-- Begin Supplied material --

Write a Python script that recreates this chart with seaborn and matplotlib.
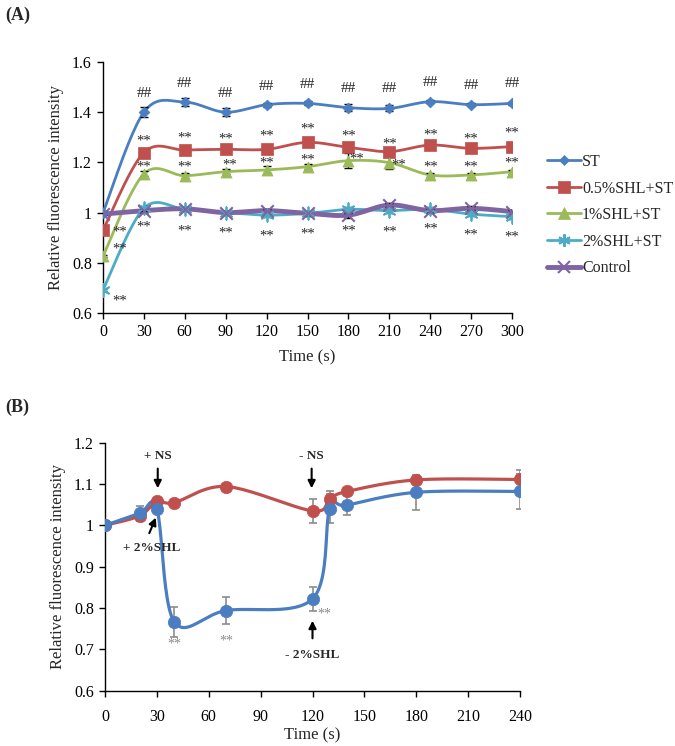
import numpy as np
import pandas as pd
import matplotlib
matplotlib.use("Agg")
import matplotlib.pyplot as plt
from matplotlib.lines import Line2D
from matplotlib.ticker import FuncFormatter, MultipleLocator
import seaborn as sns

# ---------------- Data: panel A ----------------
time_a = [0, 30, 60, 90, 120, 150, 180, 210, 240, 270, 300]
st = [1.00, 1.40, 1.44, 1.40, 1.43, 1.435, 1.418, 1.415, 1.442, 1.430, 1.435]
st_err = [0.005, 0.02, 0.015, 0.015, 0.008, 0.008, 0.015, 0.012, 0.006, 0.006, 0.006]
shl05 = [0.93, 1.239, 1.249, 1.252, 1.252, 1.280, 1.260, 1.243, 1.269, 1.256, 1.263]
shl05_err = [0.005, 0.008, 0.008, 0.008, 0.008, 0.015, 0.010, 0.010, 0.008, 0.008, 0.008]
shl1 = [0.827, 1.154, 1.147, 1.163, 1.170, 1.183, 1.207, 1.199, 1.150, 1.150, 1.163]
shl1_err = [0.005, 0.010, 0.010, 0.010, 0.015, 0.010, 0.030, 0.025, 0.008, 0.008, 0.008]
shl2 = [0.692, 1.017, 1.013, 1.000, 0.990, 0.997, 1.013, 1.008, 1.013, 0.994, 0.984]
shl2_err = [0.005, 0.010, 0.008, 0.008, 0.008, 0.010, 0.008, 0.008, 0.010, 0.008, 0.008]
control = [0.994, 1.008, 1.015, 1.000, 1.008, 0.997, 0.990, 1.030, 1.008, 1.017, 1.004]
control_err = [0.005, 0.008, 0.008, 0.008, 0.008, 0.010, 0.010, 0.008, 0.008, 0.008, 0.008]
series_names = ["ST", "0.5%SHL+ST", "1%SHL+ST", "2%SHL+ST", "Control"]

# annotation positions panel A
hash_y = [None, 1.476, 1.515, 1.476, 1.504, 1.511, 1.495, 1.495, 1.518, 1.508, 1.515]
star_red_y = [0.93, 1.292, 1.305, 1.303, 1.312, 1.340, 1.312, 1.283, 1.316, 1.303, 1.326]
star_red_x = [7, 30, 60, 90, 120, 150, 180, 210, 240, 270, 300]
star_green_y = [0.862, 1.19, 1.19, 1.199, 1.207, 1.216, 1.223, 1.196, 1.19, 1.19, 1.207]
star_green_x = [7, 30, 60, 93, 120, 150, 186, 217, 240, 270, 300]
star_low_y = [0.656, 0.950, 0.933, 0.928, 0.915, 0.924, 0.933, 0.930, 0.941, 0.920, 0.911]
star_low_x = [7, 30, 60, 90, 120, 150, 180, 210, 240, 270, 300]

# ---------------- Data: panel B ----------------
time_b = [0, 20, 30, 40, 70, 120, 130, 140, 180, 240]
ns = [1.000, 1.023, 1.058, 1.055, 1.094, 1.035, 1.064, 1.082, 1.110, 1.111]
ns_err = [0.0, 0.012, 0.0, 0.0, 0.0, 0.030, 0.018, 0.0, 0.010, 0.024]
shl2b = [1.000, 1.029, 1.039, 0.767, 0.794, 0.822, 1.040, 1.049, 1.080, 1.082]
shl2b_err = [0.0, 0.018, 0.0, 0.036, 0.033, 0.028, 0.035, 0.025, 0.043, 0.043]

# ---------------- Style ----------------
sns.set_style("white")
plt.rcParams["font.family"] = ["Liberation Serif", "DejaVu Serif"]
plt.rcParams["mathtext.fontset"] = "stix"

W, H = 675, 746
fig = plt.figure(figsize=(W / 100, H / 100), dpi=100)


def smooth(x, y, n=24):
    """Excel-like smoothed line: cubic Bezier with Catmull-Rom control points."""
    P = np.column_stack([np.asarray(x, float), np.asarray(y, float)])
    m = len(P)
    out = [P[0]]
    t = np.linspace(0, 1, n)[1:]
    for i in range(m - 1):
        p0 = P[i - 1] if i > 0 else P[i]
        p1, p2 = P[i], P[i + 1]
        p3 = P[i + 2] if i + 2 < m else P[i + 1]
        c1 = p1 + (p2 - p0) / 6.0
        c2 = p2 - (p3 - p1) / 6.0
        seg = ((1 - t) ** 3)[:, None] * p1 + (3 * (1 - t) ** 2 * t)[:, None] * c1 \
            + (3 * (1 - t) * t ** 2)[:, None] * c2 + (t ** 3)[:, None] * p2
        out.extend(seg)
    out = np.array(out)
    return out[:, 0], out[:, 1]


def style_axes(ax, xpad):
    for s in ["top", "right"]:
        ax.spines[s].set_visible(False)
    for s in ["left", "bottom"]:
        ax.spines[s].set_color("black")
        ax.spines[s].set_linewidth(1.0)
    ax.tick_params(direction="out", length=4, width=1, colors="black",
                   labelsize=11.5, left=True, bottom=True, pad=4)
    ax.tick_params(axis="x", pad=xpad)
    ax.yaxis.set_major_formatter(FuncFormatter(lambda v, p: "%g" % round(v, 2)))
    ax.grid(False)


# ================= Panel A =================
axA = fig.add_axes([103 / W, 1 - 313 / H, 409 / W, 251 / H])
colors_a = ["#4A7EC0", "#C0504D", "#9BBB59", "#4BACC6", "#8064A2"]
markers_a = ["D", "s", "^", "*", "x"]
msizes = [5.5, 8, 8, 9, 9]
lws = [2.0, 2.0, 2.0, 2.0, 3.5]
data_a = [st, shl05, shl1, shl2, control]
errs_a = [st_err, shl05_err, shl1_err, shl2_err, control_err]

for name, vals, err, c, mk, ms, lw in zip(series_names, data_a, errs_a, colors_a,
                                          markers_a, msizes, lws):
    sx, sy = smooth(time_a, vals)
    df = pd.DataFrame({"t": sx, "v": sy})
    sns.lineplot(data=df, x="t", y="v", ax=axA, color=c, lw=lw, sort=False,
                 estimator=None, zorder=3 if name != "Control" else 4)
    axA.errorbar(time_a, vals, yerr=err, fmt="none", ecolor="black",
                 elinewidth=1, capsize=3, capthick=1, zorder=5)
    pts = pd.DataFrame({"t": time_a, "v": vals})
    if mk == "x":
        sns.scatterplot(data=pts, x="t", y="v", ax=axA, marker="x", s=ms ** 2,
                        color=c, linewidth=1.5, zorder=6)
    elif mk == "*":
        sns.scatterplot(data=pts, x="t", y="v", ax=axA, marker=(6, 2, 0), s=ms ** 2,
                        color=c, linewidth=1.3, zorder=6)
    else:
        sns.scatterplot(data=pts, x="t", y="v", ax=axA, marker=mk, s=ms ** 2,
                        color=c, edgecolor=c, linewidth=0.5, zorder=6)

for x, y in zip(time_a, hash_y):
    if y is not None:
        axA.text(x, y, "##", ha="center", va="center", fontsize=11, zorder=7)
for xs, ys in [(star_red_x, star_red_y), (star_green_x, star_green_y),
               (star_low_x, star_low_y)]:
    for x, y in zip(xs, ys):
        axA.text(x, y - 0.008, "**", ha="left" if x == 7 else "center",
                 va="center", fontsize=10.5, zorder=7)

axA.set_xlim(0, 300)
axA.set_ylim(0.6, 1.6)
axA.set_xticks(time_a)
axA.yaxis.set_major_locator(MultipleLocator(0.2))
style_axes(axA, 4)
axA.set_xlabel("Time (s)", fontsize=12, labelpad=7)
axA.set_ylabel("Relative fluorescence intensity", fontsize=12, labelpad=6)

handles = []
for name, c, mk, ms, lw in zip(series_names, colors_a, markers_a, msizes, lws):
    if mk == "*":
        mk = (6, 2, 0)
    handles.append(Line2D([0], [0], color=c, lw=lw, marker=mk, markersize=ms,
                          markerfacecolor=c, markeredgecolor=c,
                          markeredgewidth=1.5 if mk in ("x", (6, 2, 0)) else 0.5))
fig.legend(handles, series_names, loc="upper left",
           bbox_to_anchor=(547 / W, 1 - 154 / H), frameon=False, fontsize=11.5,
           handlelength=2.1, handletextpad=0.1, labelspacing=0.66,
           borderaxespad=0, borderpad=0)

# ================= Panel B =================
axB = fig.add_axes([105 / W, 1 - 690.7 / H, 415 / W, 248 / H])
for vals, err, c in [(ns, ns_err, "#C0504D"), (shl2b, shl2b_err, "#4A7EC0")]:
    sx, sy = smooth(time_b, vals)
    df = pd.DataFrame({"t": sx, "v": sy})
    sns.lineplot(data=df, x="t", y="v", ax=axB, color=c, lw=2.3, sort=False,
                 estimator=None, zorder=3)
    e = np.array(err)
    mask = e > 0
    axB.errorbar(np.array(time_b)[mask], np.array(vals)[mask], yerr=e[mask],
                 fmt="none", ecolor="#8C8C8C", elinewidth=1.2, capsize=3,
                 capthick=1.2, zorder=2)
    pts = pd.DataFrame({"t": time_b, "v": vals})
    sns.scatterplot(data=pts, x="t", y="v", ax=axB, marker="o", s=80, color=c,
                    edgecolor=c, linewidth=0.5, zorder=5)

axB.set_xlim(0, 240)
axB.set_ylim(0.6, 1.2)
axB.set_xticks(np.arange(0, 241, 30))
axB.yaxis.set_major_locator(MultipleLocator(0.1))
style_axes(axB, 9)
axB.set_xlabel("Time (s)", fontsize=12, labelpad=2)
axB.set_ylabel("Relative fluorescence intensity", fontsize=12, labelpad=6)

# annotations panel B
arrow_kw = dict(arrowstyle="-|>", color="black", lw=1.5, mutation_scale=11)
axB.text(30.5, 1.168, "+ NS", ha="center", va="center", fontsize=9.5,
         fontweight="bold")
axB.annotate("", xy=(30.5, 1.083), xytext=(30.5, 1.144), arrowprops=arrow_kw)
axB.text(119.5, 1.168, "- NS", ha="center", va="center", fontsize=9.5,
         fontweight="bold")
axB.annotate("", xy=(119.5, 1.083), xytext=(119.5, 1.144), arrowprops=arrow_kw)
axB.text(27, 0.945, "+ 2%SHL", ha="center", va="center", fontsize=9.5,
         fontweight="bold")
axB.annotate("", xy=(30, 1.025), xytext=(25, 0.975), arrowprops=arrow_kw)
axB.text(120, 0.686, "- 2%SHL", ha="center", va="center", fontsize=9.5,
         fontweight="bold")
axB.annotate("", xy=(120, 0.776), xytext=(120, 0.72), arrowprops=arrow_kw)
for x, y in [(40, 0.718), (70, 0.727), (127, 0.791)]:
    axB.text(x, y - 0.006, "**", ha="center", va="center", fontsize=10,
             color="#8C8C8C")

# panel labels
fig.text(5 / W, 1 - 15 / H, "(A)", fontsize=13, fontweight="bold", va="center")
fig.text(5 / W, 1 - 407 / H, "(B)", fontsize=13, fontweight="bold", va="center")

fig.savefig("out.png", dpi=100)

-- End Supplied material --

• Set exercise
Starting at the top of the listing above, reproduce each line up to and including the one with "import seaborn as sns"; omit the pictures.

• Solution for this exercise
Write a Python script that recreates this chart with seaborn and matplotlib.
import numpy as np
import pandas as pd
import matplotlib
matplotlib.use("Agg")
import matplotlib.pyplot as plt
from matplotlib.lines import Line2D
from matplotlib.ticker import FuncFormatter, MultipleLocator
import seaborn as sns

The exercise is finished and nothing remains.